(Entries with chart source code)
━━━━━━━━━━━━━━━━━━━━
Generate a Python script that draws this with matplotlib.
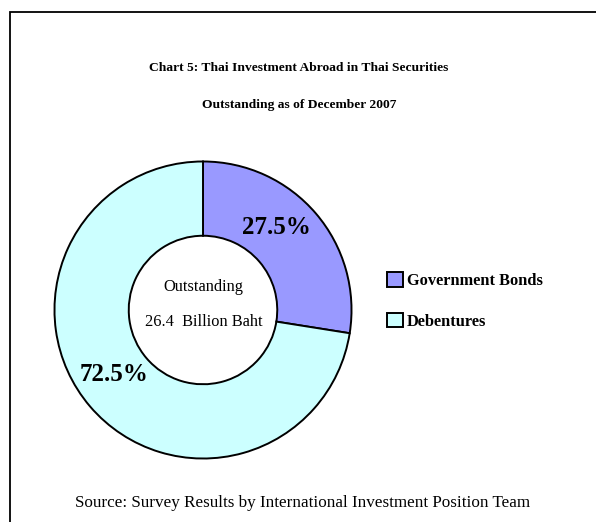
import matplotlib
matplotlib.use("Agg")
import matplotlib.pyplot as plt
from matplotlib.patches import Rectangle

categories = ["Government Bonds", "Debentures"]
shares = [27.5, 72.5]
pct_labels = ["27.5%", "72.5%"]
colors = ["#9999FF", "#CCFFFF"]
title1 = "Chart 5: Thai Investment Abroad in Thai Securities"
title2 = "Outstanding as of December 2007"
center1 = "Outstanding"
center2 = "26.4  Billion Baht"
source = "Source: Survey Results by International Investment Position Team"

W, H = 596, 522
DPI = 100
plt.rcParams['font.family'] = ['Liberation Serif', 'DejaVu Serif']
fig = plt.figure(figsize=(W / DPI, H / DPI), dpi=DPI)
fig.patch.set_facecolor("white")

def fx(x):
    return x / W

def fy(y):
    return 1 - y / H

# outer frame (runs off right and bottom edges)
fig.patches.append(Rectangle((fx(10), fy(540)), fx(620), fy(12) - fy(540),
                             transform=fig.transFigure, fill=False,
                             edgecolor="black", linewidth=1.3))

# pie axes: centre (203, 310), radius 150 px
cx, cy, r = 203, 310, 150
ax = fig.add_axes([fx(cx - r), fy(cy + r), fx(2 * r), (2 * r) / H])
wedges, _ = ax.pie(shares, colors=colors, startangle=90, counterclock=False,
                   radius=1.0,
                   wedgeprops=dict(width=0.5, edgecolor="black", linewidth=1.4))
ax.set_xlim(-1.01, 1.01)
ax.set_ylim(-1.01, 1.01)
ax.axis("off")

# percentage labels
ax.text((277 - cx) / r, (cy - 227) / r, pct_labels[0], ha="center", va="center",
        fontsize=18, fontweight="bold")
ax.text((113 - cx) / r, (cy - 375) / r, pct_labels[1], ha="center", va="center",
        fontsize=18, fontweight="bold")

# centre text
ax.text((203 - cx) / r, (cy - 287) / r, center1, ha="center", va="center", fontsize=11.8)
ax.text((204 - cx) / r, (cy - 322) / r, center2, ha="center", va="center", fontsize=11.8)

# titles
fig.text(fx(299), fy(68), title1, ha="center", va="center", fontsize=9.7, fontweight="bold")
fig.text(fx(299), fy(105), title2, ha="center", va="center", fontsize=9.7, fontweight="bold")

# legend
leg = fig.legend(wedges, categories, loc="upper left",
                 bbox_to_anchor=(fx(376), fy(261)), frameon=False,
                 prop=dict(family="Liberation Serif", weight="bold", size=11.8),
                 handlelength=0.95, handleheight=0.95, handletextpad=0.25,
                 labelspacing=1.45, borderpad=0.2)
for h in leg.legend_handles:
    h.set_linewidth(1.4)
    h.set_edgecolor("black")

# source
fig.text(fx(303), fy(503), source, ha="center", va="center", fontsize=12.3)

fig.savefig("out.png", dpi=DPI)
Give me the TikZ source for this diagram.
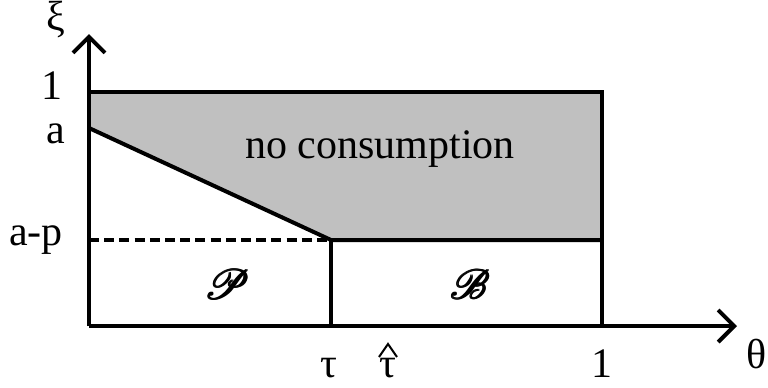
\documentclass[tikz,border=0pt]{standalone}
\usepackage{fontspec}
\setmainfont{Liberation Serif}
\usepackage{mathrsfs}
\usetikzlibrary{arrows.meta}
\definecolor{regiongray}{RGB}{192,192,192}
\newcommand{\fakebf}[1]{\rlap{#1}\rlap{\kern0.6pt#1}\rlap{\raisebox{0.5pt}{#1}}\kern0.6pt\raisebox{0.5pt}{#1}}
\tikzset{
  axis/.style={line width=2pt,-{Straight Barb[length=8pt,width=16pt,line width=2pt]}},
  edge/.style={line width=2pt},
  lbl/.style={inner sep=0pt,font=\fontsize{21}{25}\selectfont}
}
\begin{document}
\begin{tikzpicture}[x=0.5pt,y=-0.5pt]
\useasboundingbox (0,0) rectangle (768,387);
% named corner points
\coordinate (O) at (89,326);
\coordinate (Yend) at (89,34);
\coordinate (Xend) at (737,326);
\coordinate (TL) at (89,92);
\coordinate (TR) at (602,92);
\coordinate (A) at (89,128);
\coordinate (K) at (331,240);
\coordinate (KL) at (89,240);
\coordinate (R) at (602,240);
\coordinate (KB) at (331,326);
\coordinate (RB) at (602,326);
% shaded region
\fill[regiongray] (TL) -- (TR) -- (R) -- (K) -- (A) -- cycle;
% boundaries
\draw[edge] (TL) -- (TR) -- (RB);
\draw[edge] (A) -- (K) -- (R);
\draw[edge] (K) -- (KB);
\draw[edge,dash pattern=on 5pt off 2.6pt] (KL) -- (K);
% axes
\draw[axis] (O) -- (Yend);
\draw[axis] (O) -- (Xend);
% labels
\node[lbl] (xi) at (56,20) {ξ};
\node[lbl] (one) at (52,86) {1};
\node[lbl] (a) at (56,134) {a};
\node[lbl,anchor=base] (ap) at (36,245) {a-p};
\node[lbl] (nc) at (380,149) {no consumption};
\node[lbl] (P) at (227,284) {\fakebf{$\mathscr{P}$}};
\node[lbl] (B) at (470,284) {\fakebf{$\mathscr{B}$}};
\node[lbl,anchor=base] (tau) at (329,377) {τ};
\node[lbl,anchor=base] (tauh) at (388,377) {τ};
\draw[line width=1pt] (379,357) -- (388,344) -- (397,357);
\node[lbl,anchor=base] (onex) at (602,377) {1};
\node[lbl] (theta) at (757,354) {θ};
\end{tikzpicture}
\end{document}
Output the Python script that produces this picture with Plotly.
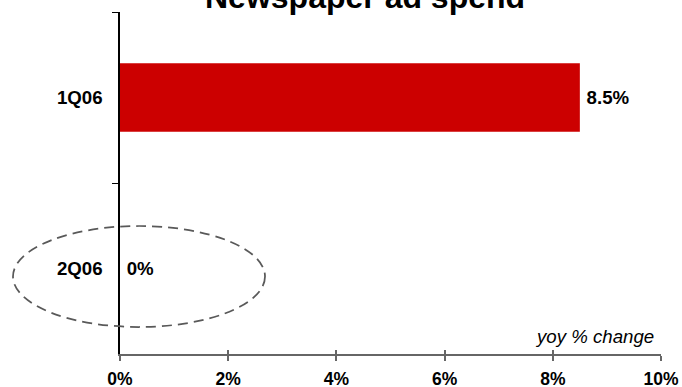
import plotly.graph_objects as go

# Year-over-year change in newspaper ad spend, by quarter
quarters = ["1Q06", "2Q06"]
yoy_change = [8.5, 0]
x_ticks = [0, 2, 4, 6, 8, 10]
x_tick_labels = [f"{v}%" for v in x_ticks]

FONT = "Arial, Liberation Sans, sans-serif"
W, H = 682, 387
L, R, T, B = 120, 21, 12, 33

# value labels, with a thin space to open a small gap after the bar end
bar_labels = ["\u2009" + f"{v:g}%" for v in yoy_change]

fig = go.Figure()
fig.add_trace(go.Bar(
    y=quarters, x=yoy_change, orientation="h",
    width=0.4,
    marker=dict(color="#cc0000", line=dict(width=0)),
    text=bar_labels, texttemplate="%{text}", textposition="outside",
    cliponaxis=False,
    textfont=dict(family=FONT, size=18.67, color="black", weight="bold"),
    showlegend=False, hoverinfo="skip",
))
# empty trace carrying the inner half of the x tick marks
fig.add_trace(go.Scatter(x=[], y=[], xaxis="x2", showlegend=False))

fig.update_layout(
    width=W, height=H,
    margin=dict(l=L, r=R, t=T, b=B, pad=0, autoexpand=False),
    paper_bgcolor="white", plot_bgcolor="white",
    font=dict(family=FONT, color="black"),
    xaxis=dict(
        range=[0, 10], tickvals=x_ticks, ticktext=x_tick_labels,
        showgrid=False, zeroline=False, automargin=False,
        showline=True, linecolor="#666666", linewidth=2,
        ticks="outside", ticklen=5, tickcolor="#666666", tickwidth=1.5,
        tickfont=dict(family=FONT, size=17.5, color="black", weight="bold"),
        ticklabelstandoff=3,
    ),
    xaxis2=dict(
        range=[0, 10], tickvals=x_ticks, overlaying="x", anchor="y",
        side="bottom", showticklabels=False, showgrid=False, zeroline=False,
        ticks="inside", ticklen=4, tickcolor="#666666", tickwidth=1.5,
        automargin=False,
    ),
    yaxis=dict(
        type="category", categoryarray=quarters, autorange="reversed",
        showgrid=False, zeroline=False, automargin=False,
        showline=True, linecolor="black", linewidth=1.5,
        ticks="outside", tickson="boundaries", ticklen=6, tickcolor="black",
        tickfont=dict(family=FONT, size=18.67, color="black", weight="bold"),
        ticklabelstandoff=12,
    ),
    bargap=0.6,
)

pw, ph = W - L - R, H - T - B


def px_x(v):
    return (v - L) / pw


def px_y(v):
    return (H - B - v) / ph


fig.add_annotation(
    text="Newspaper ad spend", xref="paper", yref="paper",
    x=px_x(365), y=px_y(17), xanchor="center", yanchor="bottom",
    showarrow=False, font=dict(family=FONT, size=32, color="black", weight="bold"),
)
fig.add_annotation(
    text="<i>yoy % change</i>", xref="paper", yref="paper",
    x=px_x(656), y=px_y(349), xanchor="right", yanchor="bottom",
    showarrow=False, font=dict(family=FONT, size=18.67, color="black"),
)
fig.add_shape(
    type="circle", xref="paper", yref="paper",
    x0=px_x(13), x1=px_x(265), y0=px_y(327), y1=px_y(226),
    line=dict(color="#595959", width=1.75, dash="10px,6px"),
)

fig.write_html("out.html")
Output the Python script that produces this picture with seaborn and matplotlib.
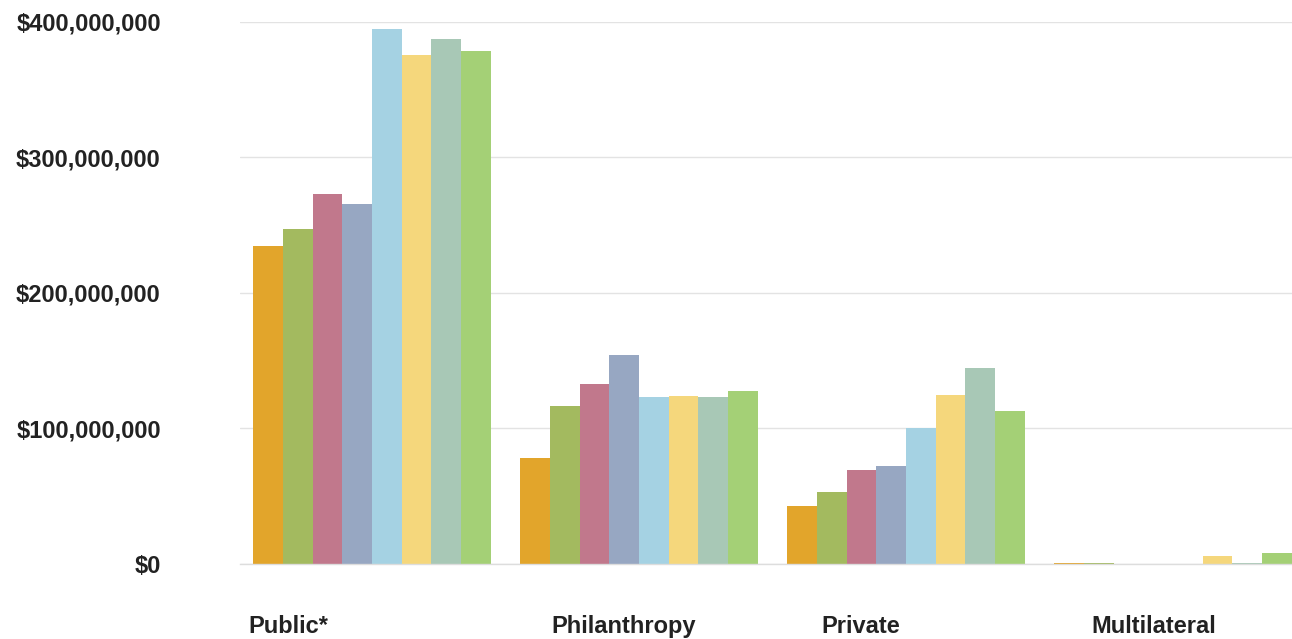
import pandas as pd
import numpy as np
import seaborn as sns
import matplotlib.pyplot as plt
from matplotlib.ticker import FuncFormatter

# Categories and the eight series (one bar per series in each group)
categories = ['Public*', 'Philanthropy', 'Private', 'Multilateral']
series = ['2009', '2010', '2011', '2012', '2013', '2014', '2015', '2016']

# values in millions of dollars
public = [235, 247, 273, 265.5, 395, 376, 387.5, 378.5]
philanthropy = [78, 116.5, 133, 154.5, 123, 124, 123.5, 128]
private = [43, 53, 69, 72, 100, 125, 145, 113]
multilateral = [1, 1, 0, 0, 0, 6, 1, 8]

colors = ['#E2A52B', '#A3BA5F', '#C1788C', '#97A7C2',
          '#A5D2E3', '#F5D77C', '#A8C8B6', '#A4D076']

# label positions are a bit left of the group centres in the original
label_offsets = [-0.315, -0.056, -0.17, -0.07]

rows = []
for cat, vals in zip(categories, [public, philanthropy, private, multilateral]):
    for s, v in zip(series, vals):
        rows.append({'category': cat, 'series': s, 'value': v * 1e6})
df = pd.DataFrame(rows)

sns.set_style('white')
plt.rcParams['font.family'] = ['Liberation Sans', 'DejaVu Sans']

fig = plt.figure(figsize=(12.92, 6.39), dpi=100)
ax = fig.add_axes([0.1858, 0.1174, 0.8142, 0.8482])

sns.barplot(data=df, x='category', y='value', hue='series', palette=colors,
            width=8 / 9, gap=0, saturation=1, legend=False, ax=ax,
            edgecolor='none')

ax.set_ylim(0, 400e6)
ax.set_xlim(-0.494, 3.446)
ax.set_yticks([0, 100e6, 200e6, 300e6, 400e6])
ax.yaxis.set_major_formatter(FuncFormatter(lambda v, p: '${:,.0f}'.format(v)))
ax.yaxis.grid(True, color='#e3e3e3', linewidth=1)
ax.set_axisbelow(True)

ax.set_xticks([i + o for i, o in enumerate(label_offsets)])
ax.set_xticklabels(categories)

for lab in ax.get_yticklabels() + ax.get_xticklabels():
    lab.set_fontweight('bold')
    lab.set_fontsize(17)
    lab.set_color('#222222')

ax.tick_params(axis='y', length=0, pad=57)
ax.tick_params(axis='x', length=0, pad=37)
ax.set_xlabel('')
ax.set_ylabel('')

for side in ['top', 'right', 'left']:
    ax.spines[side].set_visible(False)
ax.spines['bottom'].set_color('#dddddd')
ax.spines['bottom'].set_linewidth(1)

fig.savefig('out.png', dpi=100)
━━━━━━━━━━━━━━━━━━━━
Pictures in the material above should be skipped; print exactly the lines from the one with "Output the Python script that produces this picture with seaborn" through the one with "['2009', '2010', '2011', '2012', '2013', '2014', '2015', '2016']".

Finished answer:
Output the Python script that produces this picture with seaborn and matplotlib.
import pandas as pd
import numpy as np
import seaborn as sns
import matplotlib.pyplot as plt
from matplotlib.ticker import FuncFormatter

# Categories and the eight series (one bar per series in each group)
categories = ['Public*', 'Philanthropy', 'Private', 'Multilateral']
series = ['2009', '2010', '2011', '2012', '2013', '2014', '2015', '2016']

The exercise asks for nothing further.